GIVEN TASK >> Reproduce the data below in full and exclude every picture.
[Start DATASET SECTION]
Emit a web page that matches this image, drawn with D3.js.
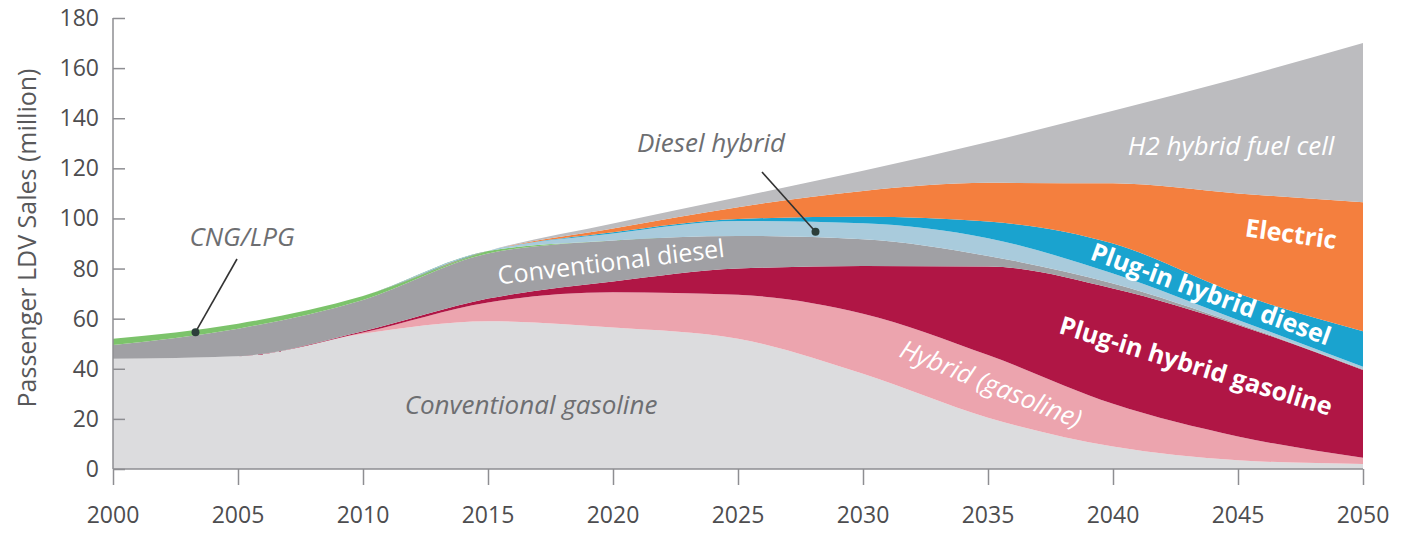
<!DOCTYPE html>
<html lang="en">
<head>
  <meta charset="utf-8">
  <title>Passenger LDV sales</title>
  <script src="https://cdn.jsdelivr.net/npm/d3@7"></script>
  <style>
    body { margin: 0; background: #fff; }
    svg text { font-family: "Open Sans", "Noto Sans", sans-serif; }
  </style>
</head>
<body>
  <svg id="chart" width="1403" height="533"></svg>
  <script>
    // data (million vehicles)
    var years = [2000, 2005, 2010, 2015, 2020, 2025, 2030, 2035, 2040, 2045, 2050];
    var convGasoline  = [44, 45, 54, 59, 56.5, 52, 38, 20.5, 9, 3.5, 2];
    var hybridGasoline = [0, 0, 0.5, 7.5, 14, 17.5, 24, 25, 17, 9.5, 2.5];
    var phevGasoline  = [0, 0, 0.5, 1.5, 4.3, 10.5, 19, 35.3, 46, 44.5, 35];
    var convDiesel    = [5.5, 11, 12.5, 18, 16.4, 13, 10.7, 4.2, 2, 0.5, 0.3];
    var cngLpg        = [2.5, 2, 1.5, 1, 0, 0, 0, 0, 0, 0, 0];
    var dieselHybrid  = [0, 0, 0, 0, 2.8, 6, 6.4, 7.1, 4, 1.5, 1];
    var phevDiesel    = [0, 0, 0, 0, 0.5, 0.8, 2.6, 6.7, 12, 10.5, 14.2];
    var electric      = [0, 0, 0, 0, 1.5, 4.7, 10.3, 15.4, 24, 40, 51.5];
    var h2FuelCell    = [0, 0, 0, 0, 2, 4, 8, 16.3, 29, 46, 63.5];
    var yTicks = [0, 20, 40, 60, 80, 100, 120, 140, 160, 180];
    var xTicks = [2000, 2005, 2010, 2015, 2020, 2025, 2030, 2035, 2040, 2045, 2050];

    var series = [
      { key: "convGasoline", values: convGasoline, color: "#dcdcde" },
      { key: "hybridGasoline", values: hybridGasoline, color: "#eca4ae" },
      { key: "phevGasoline", values: phevGasoline, color: "#b01645" },
      { key: "convDiesel", values: convDiesel, color: "#a0a0a4" },
      { key: "cngLpg", values: cngLpg, color: "#7cc36b" },
      { key: "dieselHybrid", values: dieselHybrid, color: "#a9cbdc" },
      { key: "phevDiesel", values: phevDiesel, color: "#1aa3cf" },
      { key: "electric", values: electric, color: "#f47f3e" },
      { key: "h2FuelCell", values: h2FuelCell, color: "#bcbcbf" }
    ];

    var rows = years.map(function (y, i) {
      var r = { year: y };
      series.forEach(function (s) { r[s.key] = s.values[i]; });
      return r;
    });

    var svg = d3.select("#chart");
    var x = d3.scaleLinear().domain([2000, 2050]).range([113, 1363]);
    var y = d3.scaleLinear().domain([0, 180]).range([469, 18]);

    var layers = d3.stack().keys(series.map(function (s) { return s.key; }))(rows);

    var area = d3.area()
      .curve(d3.curveMonotoneX)
      .x(function (d) { return x(d.data.year); })
      .y0(function (d) { return y(d[0]); })
      .y1(function (d) { return y(d[1]); });

    svg.append("g").selectAll("path")
      .data(layers)
      .enter().append("path")
      .attr("d", area)
      .attr("fill", function (d, i) { return series[i].color; });

    // axes
    var gy = svg.append("g").attr("transform", "translate(" + x(2000) + ",0)")
      .call(d3.axisRight(y).tickValues(yTicks).tickSize(12).tickFormat(""));
    gy.selectAll("line, path").attr("stroke", "#8e8e92").attr("stroke-width", 1.5);
    gy.select(".domain").attr("d", "M0," + y(0) + "V" + y(180));

    svg.append("g").selectAll("text")
      .data(yTicks).enter().append("text")
      .attr("x", 99).attr("y", function (d) { return y(d); })
      .attr("dy", "0.35em").attr("text-anchor", "end")
      .attr("font-size", 23).attr("fill", "#4d4d4f")
      .text(function (d) { return d; });

    var gx = svg.append("g").attr("transform", "translate(0," + y(0) + ")")
      .call(d3.axisBottom(x).tickValues(xTicks).tickSize(16).tickFormat(""));
    gx.selectAll("line, path").attr("stroke", "#8e8e92").attr("stroke-width", 1.5);
    gx.select(".domain").attr("d", "M" + x(2000) + ",0H" + x(2050));

    svg.append("g").selectAll("text")
      .data(xTicks).enter().append("text")
      .attr("x", function (d) { return x(d); }).attr("y", 515)
      .attr("dy", "0.35em").attr("text-anchor", "middle")
      .attr("font-size", 23).attr("fill", "#4d4d4f")
      .text(function (d) { return d; });

    svg.append("text")
      .attr("transform", "translate(27,238) rotate(-90)")
      .attr("text-anchor", "middle").attr("dy", "0.35em")
      .attr("font-size", 25).attr("fill", "#58585a")
      .text("Passenger LDV Sales (million)");

    // labels
    function label(txt, px, py, rot, opts) {
      svg.append("text")
        .attr("transform", "translate(" + px + "," + py + ") rotate(" + rot + ")")
        .attr("text-anchor", "middle").attr("dy", "0.35em")
        .attr("fill", opts.fill)
        .attr("font-style", opts.italic ? "italic" : "normal")
        .attr("font-weight", opts.bold ? "bold" : "normal")
        .attr("font-size", opts.size)
        .text(txt);
    }
    label("CNG/LPG", 242, 237, 0, { fill: "#6d6e71", italic: true, size: 26 });
    label("Diesel hybrid", 711, 143, 0, { fill: "#6d6e71", italic: true, size: 26 });
    label("Conventional diesel", 611, 262, -7, { fill: "#fff", size: 25 });
    label("Conventional gasoline", 531, 405, 0, { fill: "#6d6e71", italic: true, size: 26 });
    label("Hybrid (gasoline)", 991, 384, 22, { fill: "#fff", italic: true, size: 26 });
    label("Plug-in hybrid gasoline", 1196, 366, 17, { fill: "#fff", bold: true, size: 25 });
    label("Plug-in hybrid diesel", 1211, 294, 20, { fill: "#fff", bold: true, size: 25 });
    label("Electric", 1291, 234, 8, { fill: "#fff", bold: true, size: 25 });
    label("H2 hybrid fuel cell", 1231, 146, 0, { fill: "#fff", italic: true, size: 26 });

    // leader lines
    function leader(x1, y1, yr, val) {
      var x2 = x(yr), y2 = y(val);
      svg.append("line").attr("x1", x1).attr("y1", y1).attr("x2", x2).attr("y2", y2)
        .attr("stroke", "#333").attr("stroke-width", 1.6);
      svg.append("circle").attr("cx", x2).attr("cy", y2).attr("r", 4).attr("fill", "#2c3e3a");
    }
    leader(237, 259, 2003.3, 54.6);
    leader(762, 172, 2028.1, 94.7);
  </script>
</body>
</html>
[End DATASET SECTION]
EXERCISE OUTPUT >>
Emit a web page that matches this image, drawn with D3.js.
<!DOCTYPE html>
<html lang="en">
<head>
  <meta charset="utf-8">
  <title>Passenger LDV sales</title>
  <script src="https://cdn.jsdelivr.net/npm/d3@7"></script>
  <style>
    body { margin: 0; background: #fff; }
    svg text { font-family: "Open Sans", "Noto Sans", sans-serif; }
  </style>
</head>
<body>
  <svg id="chart" width="1403" height="533"></svg>
  <script>
    // data (million vehicles)
    var years = [2000, 2005, 2010, 2015, 2020, 2025, 2030, 2035, 2040, 2045, 2050];
    var convGasoline  = [44, 45, 54, 59, 56.5, 52, 38, 20.5, 9, 3.5, 2];
    var hybridGasoline = [0, 0, 0.5, 7.5, 14, 17.5, 24, 25, 17, 9.5, 2.5];
    var phevGasoline  = [0, 0, 0.5, 1.5, 4.3, 10.5, 19, 35.3, 46, 44.5, 35];
    var convDiesel    = [5.5, 11, 12.5, 18, 16.4, 13, 10.7, 4.2, 2, 0.5, 0.3];
    var cngLpg        = [2.5, 2, 1.5, 1, 0, 0, 0, 0, 0, 0, 0];
    var dieselHybrid  = [0, 0, 0, 0, 2.8, 6, 6.4, 7.1, 4, 1.5, 1];
    var phevDiesel    = [0, 0, 0, 0, 0.5, 0.8, 2.6, 6.7, 12, 10.5, 14.2];
    var electric      = [0, 0, 0, 0, 1.5, 4.7, 10.3, 15.4, 24, 40, 51.5];
    var h2FuelCell    = [0, 0, 0, 0, 2, 4, 8, 16.3, 29, 46, 63.5];
    var yTicks = [0, 20, 40, 60, 80, 100, 120, 140, 160, 180];
    var xTicks = [2000, 2005, 2010, 2015, 2020, 2025, 2030, 2035, 2040, 2045, 2050];

    var series = [
      { key: "convGasoline", values: convGasoline, color: "#dcdcde" },
      { key: "hybridGasoline", values: hybridGasoline, color: "#eca4ae" },
      { key: "phevGasoline", values: phevGasoline, color: "#b01645" },
      { key: "convDiesel", values: convDiesel, color: "#a0a0a4" },
      { key: "cngLpg", values: cngLpg, color: "#7cc36b" },
      { key: "dieselHybrid", values: dieselHybrid, color: "#a9cbdc" },
      { key: "phevDiesel", values: phevDiesel, color: "#1aa3cf" },
      { key: "electric", values: electric, color: "#f47f3e" },
      { key: "h2FuelCell", values: h2FuelCell, color: "#bcbcbf" }
    ];

    var rows = years.map(function (y, i) {
      var r = { year: y };
      series.forEach(function (s) { r[s.key] = s.values[i]; });
      return r;
    });

    var svg = d3.select("#chart");
    var x = d3.scaleLinear().domain([2000, 2050]).range([113, 1363]);
    var y = d3.scaleLinear().domain([0, 180]).range([469, 18]);

    var layers = d3.stack().keys(series.map(function (s) { return s.key; }))(rows);

    var area = d3.area()
      .curve(d3.curveMonotoneX)
      .x(function (d) { return x(d.data.year); })
      .y0(function (d) { return y(d[0]); })
      .y1(function (d) { return y(d[1]); });

    svg.append("g").selectAll("path")
      .data(layers)
      .enter().append("path")
      .attr("d", area)
      .attr("fill", function (d, i) { return series[i].color; });

    // axes
    var gy = svg.append("g").attr("transform", "translate(" + x(2000) + ",0)")
      .call(d3.axisRight(y).tickValues(yTicks).tickSize(12).tickFormat(""));
    gy.selectAll("line, path").attr("stroke", "#8e8e92").attr("stroke-width", 1.5);
    gy.select(".domain").attr("d", "M0," + y(0) + "V" + y(180));

    svg.append("g").selectAll("text")
      .data(yTicks).enter().append("text")
      .attr("x", 99).attr("y", function (d) { return y(d); })
      .attr("dy", "0.35em").attr("text-anchor", "end")
      .attr("font-size", 23).attr("fill", "#4d4d4f")
      .text(function (d) { return d; });

    var gx = svg.append("g").attr("transform", "translate(0," + y(0) + ")")
      .call(d3.axisBottom(x).tickValues(xTicks).tickSize(16).tickFormat(""));
    gx.selectAll("line, path").attr("stroke", "#8e8e92").attr("stroke-width", 1.5);
    gx.select(".domain").attr("d", "M" + x(2000) + ",0H" + x(2050));

    svg.append("g").selectAll("text")
      .data(xTicks).enter().append("text")
      .attr("x", function (d) { return x(d); }).attr("y", 515)
      .attr("dy", "0.35em").attr("text-anchor", "middle")
      .attr("font-size", 23).attr("fill", "#4d4d4f")
      .text(function (d) { return d; });

    svg.append("text")
      .attr("transform", "translate(27,238) rotate(-90)")
      .attr("text-anchor", "middle").attr("dy", "0.35em")
      .attr("font-size", 25).attr("fill", "#58585a")
      .text("Passenger LDV Sales (million)");

    // labels
    function label(txt, px, py, rot, opts) {
      svg.append("text")
        .attr("transform", "translate(" + px + "," + py + ") rotate(" + rot + ")")
        .attr("text-anchor", "middle").attr("dy", "0.35em")
        .attr("fill", opts.fill)
        .attr("font-style", opts.italic ? "italic" : "normal")
        .attr("font-weight", opts.bold ? "bold" : "normal")
        .attr("font-size", opts.size)
        .text(txt);
    }
    label("CNG/LPG", 242, 237, 0, { fill: "#6d6e71", italic: true, size: 26 });
    label("Diesel hybrid", 711, 143, 0, { fill: "#6d6e71", italic: true, size: 26 });
    label("Conventional diesel", 611, 262, -7, { fill: "#fff", size: 25 });
    label("Conventional gasoline", 531, 405, 0, { fill: "#6d6e71", italic: true, size: 26 });
    label("Hybrid (gasoline)", 991, 384, 22, { fill: "#fff", italic: true, size: 26 });
    label("Plug-in hybrid gasoline", 1196, 366, 17, { fill: "#fff", bold: true, size: 25 });
    label("Plug-in hybrid diesel", 1211, 294, 20, { fill: "#fff", bold: true, size: 25 });
    label("Electric", 1291, 234, 8, { fill: "#fff", bold: true, size: 25 });
    label("H2 hybrid fuel cell", 1231, 146, 0, { fill: "#fff", italic: true, size: 26 });

    // leader lines
    function leader(x1, y1, yr, val) {
      var x2 = x(yr), y2 = y(val);
      svg.append("line").attr("x1", x1).attr("y1", y1).attr("x2", x2).attr("y2", y2)
        .attr("stroke", "#333").attr("stroke-width", 1.6);
      svg.append("circle").attr("cx", x2).attr("cy", y2).attr("r", 4).attr("fill", "#2c3e3a");
    }
    leader(237, 259, 2003.3, 54.6);
    leader(762, 172, 2028.1, 94.7);
  </script>
</body>
</html>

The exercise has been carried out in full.